When you’re pregnant for the first time, people tell you, “Your sleep will never be the same,” and you think you know what they mean. You think that once you’re given this insight, you can prepare yourself for this change in your sleep life.
But the truth is, there’s no way you can ever understand the implications of that statement until you live it.
What I really didn’t understand was that when they say, “Your sleep will never be the same,” they really mean never. Not just for the newborn stage. Not just when you have toddlers. But never never never never.
My little non-newborn-non-toddler-five-almost-six year old Luke is proving that kids will disrupt your sleep well past the baby stage.
It turns out that some kids really, really like to sleep with their parents.
And maybe that wouldn’t be so bad. Except one thing.
I simply cannot sleep with two other humans in the bed. I will lie awake, maybe tossing and turning and maybe still, but mostly definitely awake, the whole time I’m sharing a bed with two other humans. If one human is big and one human is small, it doesn’t matter. If it’s a king sized bed, it doesn’t matter. I won’t sleep.
It’s been a while now, maybe two months? In broken sleep language that’s a long time, that Luke’s been silently creeping into our bedroom at night and claiming a spot in our bed.It’s hard to say no to a cute five-year-old who says he’s scared. My mama bear instincts make me want to cuddle him and make him feel safe.
He was going through life changes, I reasoned. Starting kindergarten. Big stuff.
But I also can’t share a bed with two humans.
First I tried bringing him back to his bed, tucking in him again, giving him kisses and reassuring him that he’s okay. A futile tactic as it would only be 10-15 minutes later, and he’d be back. I’m still scared, he’d say.

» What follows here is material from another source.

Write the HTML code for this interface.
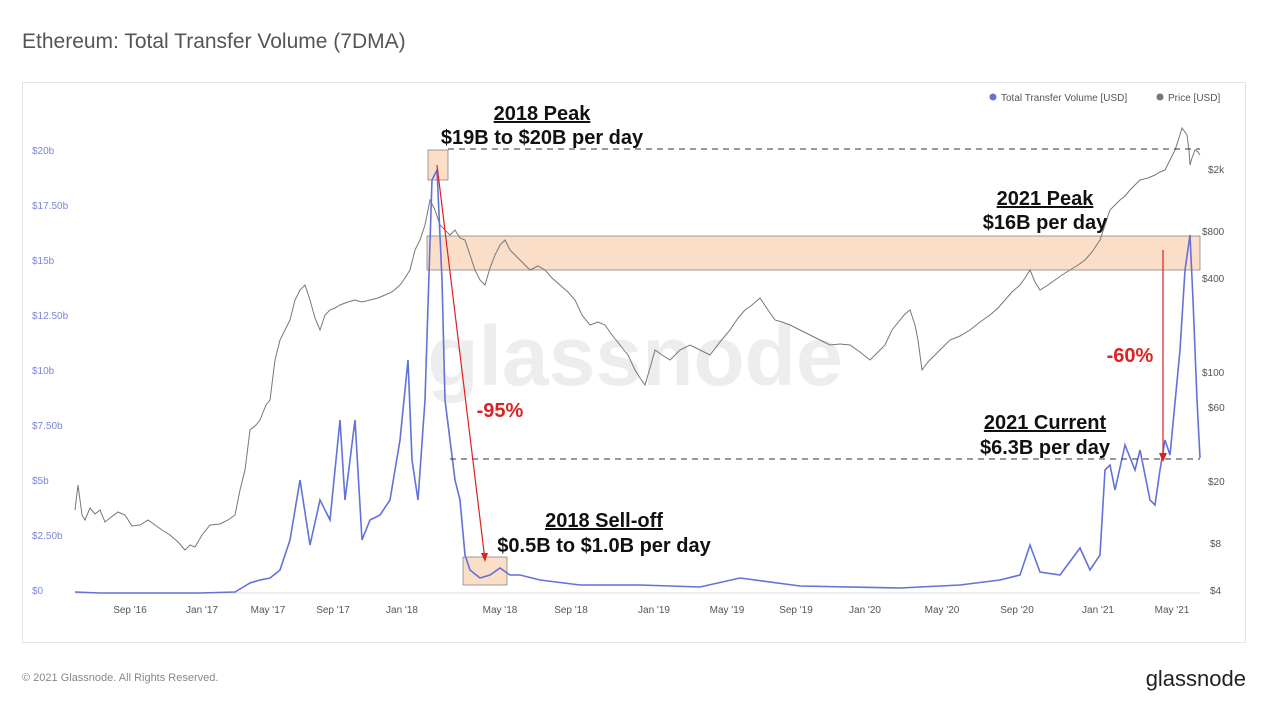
<!DOCTYPE html>
<html><head><meta charset="utf-8"><style>
body{margin:0;width:1268px;height:711px;background:#fff;font-family:"Liberation Sans",sans-serif;overflow:hidden;position:relative}
</style></head><body>
<svg width="1268" height="711" xmlns="http://www.w3.org/2000/svg" style="position:absolute;left:0;top:0" font-family="Liberation Sans, sans-serif">
<text x="22" y="48" font-size="21" fill="#555">Ethereum: Total Transfer Volume (7DMA)</text>
<rect x="22.5" y="82.5" width="1223" height="560" fill="none" stroke="#e4e4e4"/>
<text x="635" y="385" font-size="84" fill="#ededed" text-anchor="middle" font-weight="bold">glassnode</text>
<circle cx="993" cy="97" r="3.5" fill="#6272d8"/><text x="1001" y="101" font-size="10" fill="#555">Total Transfer Volume [USD]</text>
<circle cx="1160" cy="97" r="3.5" fill="#777"/><text x="1168" y="101" font-size="10" fill="#555">Price [USD]</text>
<g font-size="10" fill="#7b86d6">
<text x="32" y="154">$20b</text><text x="32" y="209">$17.50b</text><text x="32" y="264">$15b</text><text x="32" y="319">$12.50b</text><text x="32" y="374">$10b</text><text x="32" y="429">$7.50b</text><text x="32" y="484">$5b</text><text x="32" y="539">$2.50b</text><text x="32" y="594">$0</text></g>
<g font-size="10" fill="#555">
<text x="1208" y="173">$2k</text><text x="1202" y="235">$800</text><text x="1202" y="282">$400</text><text x="1202" y="376">$100</text><text x="1208" y="411">$60</text><text x="1208" y="485">$20</text><text x="1210" y="547">$8</text><text x="1210" y="594">$4</text></g>
<line x1="75" y1="593" x2="1200" y2="593" stroke="#ddd"/>
<g font-size="10" fill="#555" text-anchor="middle">
<text x="130" y="613">Sep '16</text><text x="202" y="613">Jan '17</text><text x="268" y="613">May '17</text><text x="333" y="613">Sep '17</text><text x="402" y="613">Jan '18</text><text x="500" y="613">May '18</text><text x="571" y="613">Sep '18</text><text x="654" y="613">Jan '19</text><text x="727" y="613">May '19</text><text x="796" y="613">Sep '19</text><text x="865" y="613">Jan '20</text><text x="942" y="613">May '20</text><text x="1017" y="613">Sep '20</text><text x="1098" y="613">Jan '21</text><text x="1172" y="613">May '21</text></g>
<rect x="427" y="236" width="773" height="34" fill="#f9d3b4" fill-opacity="0.75" stroke="#777" stroke-width="0.7"/>
<rect x="428" y="150" width="20" height="30" fill="#f9d3b4" fill-opacity="0.75" stroke="#777" stroke-width="0.7"/>
<rect x="463" y="557" width="44" height="28" fill="#f9d3b4" fill-opacity="0.75" stroke="#777" stroke-width="0.7"/>
<polyline fill="none" stroke="#777" stroke-width="1" points="75,510 78,485 82,515 85,520 90,508 95,514 100,510 105,522 110,518 118,512 125,515 132,526 140,525 148,520 155,525 162,530 170,535 178,542 185,550 190,545 195,547 202,535 210,525 220,524 228,520 235,515 240,490 245,470 250,430 256,425 260,420 266,405 270,400 275,360 280,340 285,330 290,320 295,300 300,290 305,285 310,300 315,318 320,330 325,315 330,310 335,308 340,305 348,302 355,300 362,302 370,300 378,298 385,295 392,292 400,285 405,278 410,270 415,250 420,240 425,225 430,200 435,210 440,225 445,230 450,235 455,230 460,238 465,240 470,255 475,270 480,280 485,285 490,268 495,255 500,245 505,240 510,250 515,255 522,262 530,270 538,266 545,270 552,278 560,285 568,292 575,300 582,315 590,325 598,322 605,325 612,335 620,345 628,355 635,370 640,378 645,385 650,368 655,350 662,355 670,360 680,350 690,345 700,350 710,355 720,342 730,330 738,318 745,310 752,305 760,298 768,310 775,320 782,322 790,325 800,330 810,335 820,340 830,345 840,344 850,345 860,352 870,360 878,352 885,345 892,330 900,320 905,314 910,310 915,325 918,340 922,370 928,362 935,355 942,348 950,340 960,336 970,330 980,322 990,315 998,308 1005,300 1012,292 1020,285 1025,278 1030,270 1035,282 1040,290 1048,285 1055,280 1062,275 1070,270 1078,265 1085,260 1092,252 1100,240 1105,225 1110,210 1115,205 1120,200 1125,196 1130,190 1135,185 1140,180 1148,178 1155,175 1160,172 1165,170 1170,160 1175,150 1179,138 1182,128 1185,132 1187,135 1189,150 1190,165 1192,158 1195,150 1198,152 1200,155"/>
<polyline fill="none" stroke="#6272d8" stroke-width="1.6" points="75,592 100,593 150,593 200,593 235,592 250,583 260,580 270,578 280,570 290,540 300,480 310,545 320,500 330,520 340,420 345,500 355,420 362,540 370,520 380,515 390,500 400,440 408,360 412,460 418,500 425,400 432,180 437,170 442,280 445,400 450,440 455,480 460,500 465,555 470,570 480,578 490,575 500,568 510,575 520,575 540,580 580,585 640,585 700,587 740,578 800,586 900,588 960,585 1000,580 1020,575 1030,545 1040,572 1060,575 1080,548 1090,570 1100,555 1105,470 1110,465 1115,490 1125,445 1135,470 1140,450 1150,500 1155,505 1160,470 1165,440 1170,455 1180,350 1185,270 1190,235 1193,300 1197,400 1200,458"/>
<line x1="448" y1="149" x2="1200" y2="149" stroke="#333" stroke-dasharray="6,5"/>
<line x1="450" y1="459" x2="1200" y2="459" stroke="#333" stroke-dasharray="6,5"/>
<g stroke="#d22" stroke-width="1.2"><line x1="437" y1="165" x2="485" y2="560"/><line x1="1163" y1="250" x2="1163" y2="460"/></g>
<polygon points="485,562 481,553 488,553" fill="#d22"/><polygon points="1163,462 1159,453 1167,453" fill="#d22"/>
<g font-size="20" fill="#111" text-anchor="middle" font-weight="bold">
<text x="542" y="120" text-decoration="underline">2018 Peak</text><text x="542" y="144">$19B to $20B per day</text>
<text x="1045" y="205" text-decoration="underline">2021 Peak</text><text x="1045" y="229">$16B per day</text>
<text x="1045" y="429" text-decoration="underline">2021 Current</text><text x="1045" y="454">$6.3B per day</text>
<text x="604" y="527" text-decoration="underline">2018 Sell-off</text><text x="604" y="552">$0.5B to $1.0B per day</text>
</g>
<text x="500" y="417" font-size="20" fill="#d22" font-weight="bold" text-anchor="middle">-95%</text>
<text x="1130" y="362" font-size="20" fill="#d22" font-weight="bold" text-anchor="middle">-60%</text>
<text x="22" y="681" font-size="11" fill="#888">© 2021 Glassnode. All Rights Reserved.</text>
<text x="1246" y="686" font-size="22" fill="#222" text-anchor="end">glassnode</text>
</svg>
</body></html>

My next idea, since just letting him sleep in our bed was not an option if I want to actually function in life, was to let him stay in our bed with Tim while I move on to sleep in the guest bed. He was okay with this. I barely had to open my eyes as I walked the twenty five steps from my bed to the guest bed, so it seemed like a reasonable solution.
This is a phase, I thought. This will pass.
It didn’t pass.
And sleeping in the guest bed for half of every night was not a long term plan I wanted to be a part of. Even if I was zombie walking as I shifted beds, it was still broken sleep. Interrupted sleep is not good sleep.
And I was starting to feel the effects.
So, finally, I sat Luke down and said, “This is what we’re going to do…” I wrote a simple statement at the top of a piece of red construction paper.
I told Luke that for every night he sleeps in his bed all night, he’d get a sticker. Once he gets 10 stickers, I would take him to the toy store to pick out a toy of his choice.
We normally reserve toy buying for birthdays, Christmas, or when they save enough chore money to buy something for themselves, so this is a big deal.
Well, I have now had seven glorious nights in a row of uninterrupted sleep. Luke is happier.
I am happier.
Maybe I’m a terrible mother for bribing my child to stay in his bed, but what can I say? The promise of sleep is powerful. Sleep. Glorious, glorious sleep.